Sheltering in Place – does it work and when should it be used?  A chemical spill has just occurred or is imminent.  A toxic cloud results.  Basically the idea of shelter in place is to go inside, close windows, doors and shut off any ventilation that exchanges outside air with the inside air before the toxic cloud reaches the shelter structure.  If the toxic vapor cloud is relatively short in duration, the concentration an individual would be exposed to will be reduced over the period the toxic cloud passes past the shelter, i.e., the dose (concentration over time) is reduced.  The individual(s) continue to breath the air confined or trapped in the shelter before the toxic cloud has reached the shelter while the toxic cloud passes.  Taping the windows and door seams of an interior room where occupants remain until and all-clear signal is received can enhance the air tightness of the shelter.
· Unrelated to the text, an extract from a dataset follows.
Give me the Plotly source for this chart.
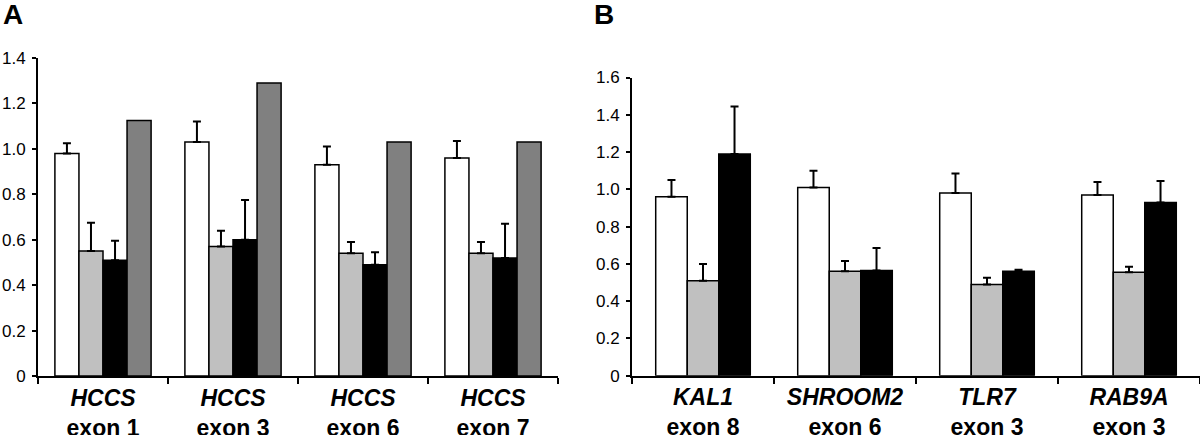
import plotly.graph_objects as go

# ---------- DATA ----------
# Panel A: HCCS exons, four bars per exon
a_cats = ["HCCS exon 1", "HCCS exon 3", "HCCS exon 6", "HCCS exon 7"]
a_ticks = ["<b><i>HCCS</i><br>exon 1</b>", "<b><i>HCCS</i><br>exon 3</b>",
           "<b><i>HCCS</i><br>exon 6</b>", "<b><i>HCCS</i><br>exon 7</b>"]
a_white = [0.98, 1.03, 0.93, 0.96]
a_white_err = [0.045, 0.09, 0.08, 0.075]
a_light = [0.55, 0.57, 0.54, 0.54]
a_light_err = [0.125, 0.07, 0.05, 0.05]
a_black = [0.51, 0.60, 0.49, 0.52]
a_black_err = [0.085, 0.175, 0.055, 0.15]
a_dark = [1.125, 1.29, 1.03, 1.03]

# Panel B: other genes, three bars per exon
b_cats = ["KAL1 exon 8", "SHROOM2 exon 6", "TLR7 exon 3", "RAB9A exon 3"]
b_ticks = ["<b><i>KAL1</i><br>exon 8</b>", "<b><i>SHROOM2</i><br>exon 6</b>",
           "<b><i>TLR7</i><br>exon 3</b>", "<b><i>RAB9A</i><br>exon 3</b>"]
b_white = [0.96, 1.01, 0.98, 0.97]
b_white_err = [0.09, 0.09, 0.105, 0.07]
b_light = [0.51, 0.56, 0.49, 0.555]
b_light_err = [0.09, 0.055, 0.035, 0.03]
b_black = [1.19, 0.565, 0.56, 0.93]
b_black_err = [0.255, 0.12, 0.008, 0.115]

a_yticks = [0, 0.2, 0.4, 0.6, 0.8, 1.0, 1.2, 1.4]
a_ylabels = ["0", "0.2", "0.4", "0.6", "0.8", "1.0", "1.2", "1.4"]
b_yticks = [0, 0.2, 0.4, 0.6, 0.8, 1.0, 1.2, 1.4, 1.6]
b_ylabels = ["0", "0.2", "0.4", "0.6", "0.8", "1.0", "1.2", "1.4", "1.6"]

FONT = "Arial, Liberation Sans, Helvetica, sans-serif"
OUTLINE = dict(color="black", width=1.5)


def err(vals):
    if vals is None:
        return None
    return dict(type="data", array=vals, arrayminus=[0] * len(vals),
                symmetric=False, color="black", thickness=2, width=4)


fig = go.Figure()

# ---------- PANEL A ----------
wa = 0.185
for i, (vals, e, col) in enumerate([(a_white, a_white_err, "white"),
                                     (a_light, a_light_err, "#c0c0c0"),
                                     (a_black, a_black_err, "black"),
                                     (a_dark, None, "#808080")]):
    fig.add_trace(go.Bar(x=a_cats, y=vals, width=wa, offset=-2 * wa + i * wa,
                         marker=dict(color=col, line=OUTLINE),
                         error_y=err(e), xaxis="x", yaxis="y",
                         showlegend=False, hoverinfo="y"))

# ---------- PANEL B ----------
wb = 0.222
for i, (vals, e, col) in enumerate([(b_white, b_white_err, "white"),
                                     (b_light, b_light_err, "#c0c0c0"),
                                     (b_black, b_black_err, "black")]):
    fig.add_trace(go.Bar(x=b_cats, y=vals, width=wb, offset=-1.5 * wb + i * wb,
                         marker=dict(color=col, line=OUTLINE),
                         error_y=err(e), xaxis="x2", yaxis="y2",
                         showlegend=False, hoverinfo="y"))

xcommon = dict(type="category", range=[-0.5, 3.5], showline=True,
               linecolor="black", linewidth=2, ticks="outside",
               tickson="boundaries", ticklen=6, tickwidth=1.5,
               tickcolor="black", showgrid=False, zeroline=False,
               automargin=False,
               tickfont=dict(family=FONT, size=23, color="black"))
ycommon = dict(showline=True, linecolor="black", linewidth=2,
               ticks="outside", ticklen=4, tickwidth=1.5, tickcolor="black",
               showgrid=False, zeroline=False, ticklabelstandoff=3,
               automargin=False,
               tickfont=dict(family=FONT, size=17, color="black"))

fig.update_layout(
    width=1200, height=435,
    margin=dict(l=0, r=0, t=0, b=0, autoexpand=False),
    paper_bgcolor="white", plot_bgcolor="white",
    barmode="overlay",
    xaxis=dict(xcommon, domain=[38 / 1200, 558 / 1200], anchor="y",
               categoryorder="array", categoryarray=a_cats,
               tickvals=a_cats, ticktext=a_ticks),
    yaxis=dict(ycommon, domain=[0.1356, 0.8667], anchor="x", range=[0, 1.4],
               tickvals=a_yticks, ticktext=a_ylabels),
    xaxis2=dict(xcommon, domain=[632 / 1200, 1.0], anchor="y2",
                categoryorder="array", categoryarray=b_cats,
                tickvals=b_cats, ticktext=b_ticks),
    yaxis2=dict(ycommon, domain=[0.1363, 0.8218], anchor="x2", range=[0, 1.6],
                tickvals=b_yticks, ticktext=b_ylabels),
    annotations=[
        dict(text="<b>A</b>", xref="paper", yref="paper", x=1 / 1200,
             y=0.9674, xanchor="left", yanchor="middle", showarrow=False,
             font=dict(family=FONT, size=28, color="black")),
        dict(text="<b>B</b>", xref="paper", yref="paper", x=592 / 1200,
             y=0.9674, xanchor="left", yanchor="middle", showarrow=False,
             font=dict(family=FONT, size=28, color="black")),
    ],
)

# the page body has a default 8px margin; drop it so the figure fills the window
fig.write_html("out.html",
               config={"displayModeBar": False},
               post_script="document.body.style.margin='0';")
The PEAC system provides the ability to calculate Protective Action Distances (PAD) using its built-in dispersion model or providing access to the US DOT Emergency Response Guidebook’s (ERG2000) “green pages” information.  Sometimes evacuation is not the best option because there may not be time to evacuate.  In many cases Sheltering in Place will provide the best protective option to the public downwind or near a hazardous material spill that produces a toxic vapor cloud. 

To answer the two questions above, first – does it work?  YES!  It does work and there are numerous instances where it has been used and the action has saved many lives and preserved the health of even more people that would have been exposed.  In some tests the concentration has been reduced inside a shelter to 1/30 and even 1/100 of the outside concentration.

To answer the second question – when should it be used?  That is a more difficult question, and there are models that have been developed that try to answer that question in a very straightforward manner.  The biggest problem is that there are some assumptions that have to be made (as with all models) and some of these assumptions can make significant differences in the outcome or prediction.  Not all buildings have the same air exchange rate although testing has developed exchange rates for different types of structures.  Another problem that can arise in an incident, are all the buildings in an area of the same type and do they have the same air exchange rate.  If they are different, how do I decide which rate to use?

A article on the topic was developed by the National Institute for Chemical Studies and is titled Sheltering in Place as a Public Protective Action at the following Internet site:  To quote from the article “The body of evidence suggests that if there is insufficient time to complete an evacuation, or the chemical leak will be of limited duration, or conditions would make an evacuation more risky than staying in place, sheltering in place is a good way to protect the public during chemical emergencies.”  The discussion provides examples where the Shelter in Place action has been used and some of the results from previous testing conducted by different federal agencies.  The article also provides (in Appendix A) a list of easy to follow instructions on how to Shelter in Place.